Wednesday, November 05, 2008

Victory and Defeat

With the euphoria of last night, it's easy to understand how such a miserable setback for the LGBT community went essentially unnoticed. As written on the DailyKos, it appears as though the new front in civil rights is gay and immigrant issues. Race, we have overcome. Gender, we have overcome. But last night, LGBT issues were losers across the spectrum. We have not one, not two, but three more states in which it discrimination is now institutionalized and, beyond anything I can understand, in Arkansas, gays and lesbians are now forbidden from adopting.

2010 will come, and we can fight these fights again, but it will be a while before I can accept the fact that my fellow Americans can be that petty, that personal and that biggoted. There is a feeling in the pit of my stomach much like the one I had the day after the election four years ago. That we can move so far as a nation and yet, choose to leave behind our fellow Americans.

We cannot enjoy the freedoms we have until every American has those freedoms for himself.

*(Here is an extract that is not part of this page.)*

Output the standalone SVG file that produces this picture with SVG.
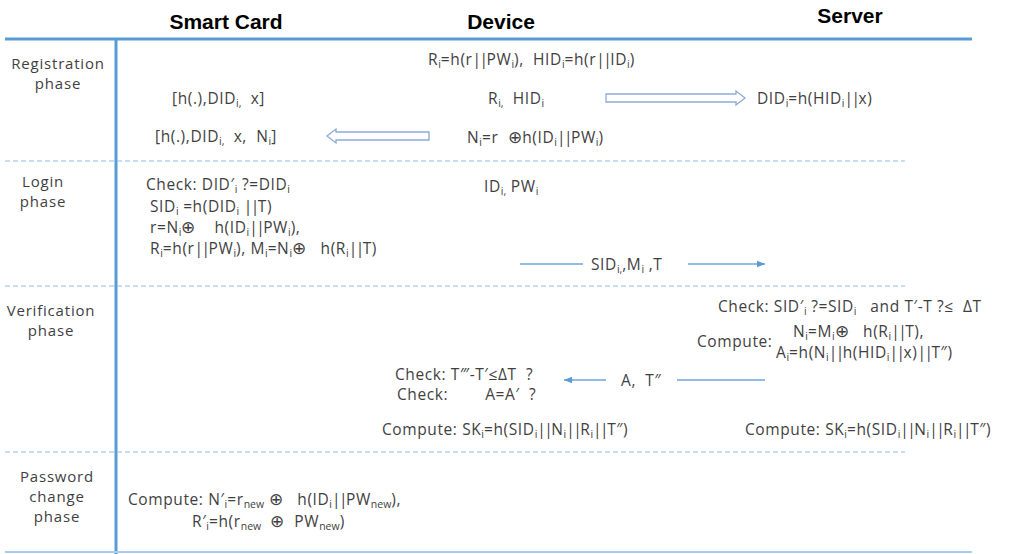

How can I look my friend in the face when she comes back from Iraq to a wedding she and her partner have been planning for the two weeks they have off together between deployments and tell her...sorry...we took a vote and, you're not good enough.

Why can we not mobilize? Why is it that the friends and families of gays and lesbians in America are not involved in the fight? For that matter, why is it that there are not more gays and lesbians involved in the fight? I'm rambling because I'm upset...so I'll stop.

1 Comments:

Blogger Brad said...

Where I agree with you on the fact of lack of mobilization and apathy among gay Americans. Also look at how this fight is being fought. Just like the democrats regrouped in the past 4-8 years and found a better way to campaign and organize for the Presidency, so should we in this fight. And the first step should be to drop the whole word "MARRIAGE" from the battle. Marriage is a religious word. Yes there are civil and legal aspects to it, but the strongest connotation to it is religion. You get "married in the eyes of the church", and so on. If the fight was fought on the civil aspects or legal rights and equal standing in society, you would see a better result.